* Work to be completed
Review the material and extract every line in which the word "this" occurs.

[START OF Record set]

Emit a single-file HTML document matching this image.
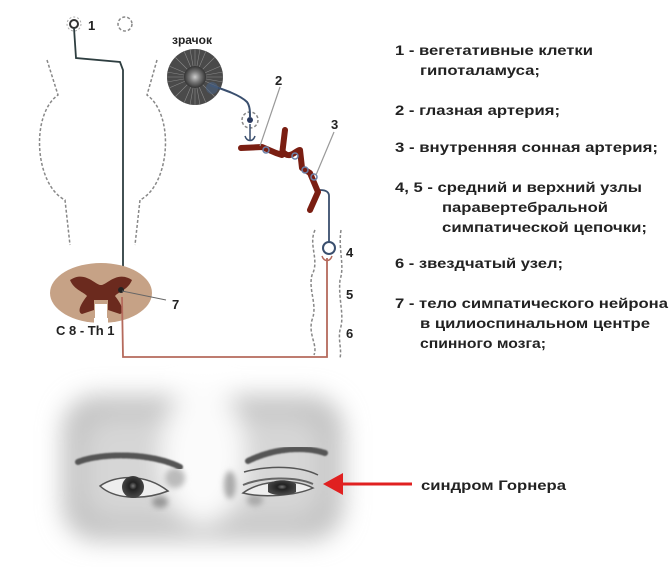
<!DOCTYPE html>
<html><head><meta charset="utf-8"><style>
html,body{margin:0;padding:0;background:#fff;}
svg{display:block;}
text{font-family:"Liberation Sans",Arial,sans-serif;font-weight:bold;fill:#222;}
</style></head><body>
<svg width="670" height="567" viewBox="0 0 670 567" xmlns="http://www.w3.org/2000/svg">
<defs>
<radialGradient id="pup" cx="50%" cy="50%" r="50%">
<stop offset="0" stop-color="#ccc"/><stop offset="0.5" stop-color="#777"/><stop offset="1" stop-color="#333"/>
</radialGradient>
<filter id="bl" x="-20%" y="-20%" width="140%" height="140%"><feGaussianBlur stdDeviation="12"/></filter>
<filter id="bl2"><feGaussianBlur stdDeviation="3"/></filter>
<filter id="bl1"><feGaussianBlur stdDeviation="0.8"/></filter>
<radialGradient id="iris" cx="50%" cy="45%" r="50%"><stop offset="0" stop-color="#777"/><stop offset="0.35" stop-color="#222"/><stop offset="1" stop-color="#444"/></radialGradient>
</defs>

<g fill="none" stroke="#888" stroke-width="1.5" stroke-dasharray="3,2">
<path d="M47,60 L58,95 C30,115 35,185 65,200 L70,245"/>
<path d="M157,60 L147,95 C175,115 170,185 140,200 L135,245"/>
<circle cx="125" cy="24" r="7"/>
<path d="M315,230 C308,245 320,260 312,275 C308,290 318,305 312,320 C308,335 318,345 314,355"/>
<path d="M341,230 C338,250 345,265 340,280 C338,300 345,315 340,330 C338,340 342,350 340,358"/>
<circle cx="250" cy="120" r="8"/>
</g>

<circle cx="74" cy="24" r="7" fill="none" stroke="#aaa" stroke-width="1" stroke-dasharray="2,2"/>
<circle cx="74" cy="24" r="4" fill="#fff" stroke="#333" stroke-width="2"/>
<path d="M74,28 L76,58 L120,62 L123,70 L123,290" fill="none" stroke="#2e3e40" stroke-width="1.8"/>

<ellipse cx="101" cy="293" rx="51" ry="30" fill="#c6a286"/>
<path d="M70,280 C85,270 95,285 101,285 C107,285 117,270 132,280 C128,290 118,292 115,296 C122,305 125,312 120,314 L108,310 L108,300 L94,300 L94,310 L82,314 C77,312 80,305 87,296 C84,292 74,290 70,280Z" fill="#6b2a1e"/>
<rect x="95" y="304" width="12" height="20" fill="#fff"/>
<rect x="94" y="318" width="14" height="6" fill="#fff"/>
<circle cx="121" cy="290" r="3" fill="#222"/>
<line x1="122" y1="291" x2="166" y2="300" stroke="#666" stroke-width="1"/>

<path d="M122,297 L123,357 L327,357 L327,258" fill="none" stroke="#b56a5c" stroke-width="1.8"/>
<path d="M322,256 C324,262 330,262 332,256" fill="none" stroke="#b56a5c" stroke-width="1.5"/>
<circle cx="329" cy="248" r="6" fill="#fff" stroke="#3a4f6e" stroke-width="2"/>
<path d="M329,242 L329,196 C329,192 326,190 320,190" fill="none" stroke="#3a4f6e" stroke-width="1.8"/>

<circle cx="195" cy="77" r="28" fill="#4a4a4a"/>
<g stroke="#8a8a8a" stroke-width="0.6">
<path d="M195,49 L195,105 M167,77 L223,77 M175,57 L215,97 M215,57 L175,97 M184,51 L206,103 M206,51 L184,103 M169,66 L221,88 M221,66 L169,88 M190,49 L200,105 M200,49 L190,105 M167,72 L223,82 M167,82 L223,72"/>
</g>
<circle cx="195" cy="77" r="11" fill="url(#pup)"/>
<path d="M210,85 C225,90 240,95 247,102 C250,106 250,112 250,117" fill="none" stroke="#3a4f6e" stroke-width="2"/>
<circle cx="212" cy="88" r="6" fill="#4a6080" opacity="0.6"/>
<circle cx="250" cy="120" r="3" fill="#2a3a60"/>
<path d="M250,124 L250,140 M245,136 C247,142 253,142 255,136" fill="none" stroke="#3a4f6e" stroke-width="1.5"/>

<path d="M241,148 L262,147 L276,153 L282,155 L285,130 M283,152 C290,160 296,150 300,150 L302,168 L310,173 L318,192 L310,210" fill="none" stroke="#7a1e12" stroke-width="6" stroke-linecap="round" stroke-linejoin="round"/>
<g fill="none" stroke="#6a80a8" stroke-width="1.5">
<circle cx="266" cy="150" r="3"/><circle cx="295" cy="156" r="3"/><circle cx="305" cy="170" r="3"/><circle cx="314" cy="177" r="3"/>
</g>
<line x1="260" y1="146" x2="280" y2="87" stroke="#999" stroke-width="1.2"/>
<line x1="316" y1="175" x2="334" y2="132" stroke="#999" stroke-width="1.2"/>

<text x="88" y="30" font-size="13">1</text>
<text x="172" y="44" font-size="12">зрачок</text>
<text x="275" y="85" font-size="13">2</text>
<text x="331" y="129" font-size="13">3</text>
<text x="346" y="257" font-size="13">4</text>
<text x="346" y="299" font-size="13">5</text>
<text x="346" y="338" font-size="13">6</text>
<text x="172" y="309" font-size="13">7</text>
<text x="56" y="335" font-size="13">С 8 - Th 1</text>

<g font-size="13.5">
<text x="395" y="55" textLength="198" lengthAdjust="spacingAndGlyphs">1 - вегетативные клетки</text>
<text x="420" y="75" textLength="120" lengthAdjust="spacingAndGlyphs">гипоталамуса;</text>
<text x="395" y="115" textLength="165" lengthAdjust="spacingAndGlyphs">2 - глазная артерия;</text>
<text x="395" y="152" textLength="263" lengthAdjust="spacingAndGlyphs">3 - внутренняя сонная артерия;</text>
<text x="395" y="192" textLength="247" lengthAdjust="spacingAndGlyphs">4, 5 - средний и верхний узлы</text>
<text x="442" y="212" textLength="166" lengthAdjust="spacingAndGlyphs">паравертебральной</text>
<text x="442" y="232" textLength="205" lengthAdjust="spacingAndGlyphs">симпатической цепочки;</text>
<text x="395" y="268" textLength="168" lengthAdjust="spacingAndGlyphs">6 - звездчатый узел;</text>
<text x="395" y="308" textLength="273" lengthAdjust="spacingAndGlyphs">7 - тело симпатического нейрона</text>
<text x="420" y="328" textLength="230" lengthAdjust="spacingAndGlyphs">в цилиоспинальном центре</text>
<text x="420" y="348" textLength="126" lengthAdjust="spacingAndGlyphs">спинного мозга;</text>
<text x="421" y="490" textLength="145" lengthAdjust="spacingAndGlyphs">синдром Горнера</text>
</g>

<!-- face -->
<g filter="url(#bl)">
<rect x="62" y="395" width="282" height="146" rx="35" fill="#c4c4c4"/>
<rect x="85" y="418" width="236" height="100" rx="30" fill="#d6d6d6"/>
<ellipse cx="203" cy="455" rx="42" ry="70" fill="#fbfbfb"/>
</g>
<g filter="url(#bl2)">
<ellipse cx="160" cy="502" rx="8" ry="6" fill="#999"/>
<ellipse cx="230" cy="485" rx="6" ry="14" fill="#aaa"/>
<ellipse cx="255" cy="500" rx="8" ry="6" fill="#aaa"/>
<ellipse cx="175" cy="478" rx="10" ry="10" fill="#bbb"/>
</g>
<g filter="url(#bl1)">
<path d="M78,462 C100,453 150,452 180,467" fill="none" stroke="#555" stroke-width="6" stroke-linecap="round" stroke-dasharray="3,1.5"/>
<path d="M248,461 C270,450 300,445 325,453" fill="none" stroke="#555" stroke-width="6" stroke-linecap="round" stroke-dasharray="3,1.5"/>
</g>
<path d="M100,486 C115,475 145,473 168,491 C145,500 115,500 100,486Z" fill="#eee" stroke="#555" stroke-width="1.5"/>
<circle cx="133" cy="487" r="11" fill="url(#iris)"/>
<path d="M244,472 C270,465 300,466 318,475" fill="none" stroke="#555" stroke-width="1.5"/>
<path d="M243,493 C260,480 295,478 313,488 C295,496 262,498 243,493Z" fill="#eee" stroke="#555" stroke-width="1.5"/>
<path d="M268,484 C275,479 290,479 296,484 L296,492 C288,496 274,496 268,492Z" fill="url(#iris)"/>
<path d="M243,485 C262,477 295,476 313,484" fill="none" stroke="#666" stroke-width="2"/>

<line x1="412" y1="484" x2="340" y2="484" stroke="#e02020" stroke-width="3"/>
<polygon points="323,484 343,473 343,495" fill="#e02020"/>
</svg>
</body></html>
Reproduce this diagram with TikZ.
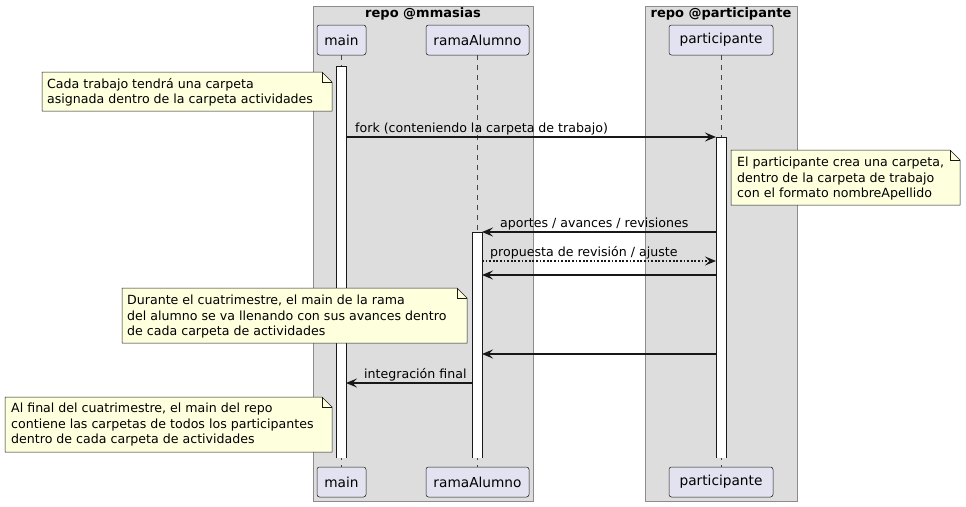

[END OF Record set]

* Exercise response
Emit a single-file HTML document matching this image.
Reproduce this diagram with TikZ.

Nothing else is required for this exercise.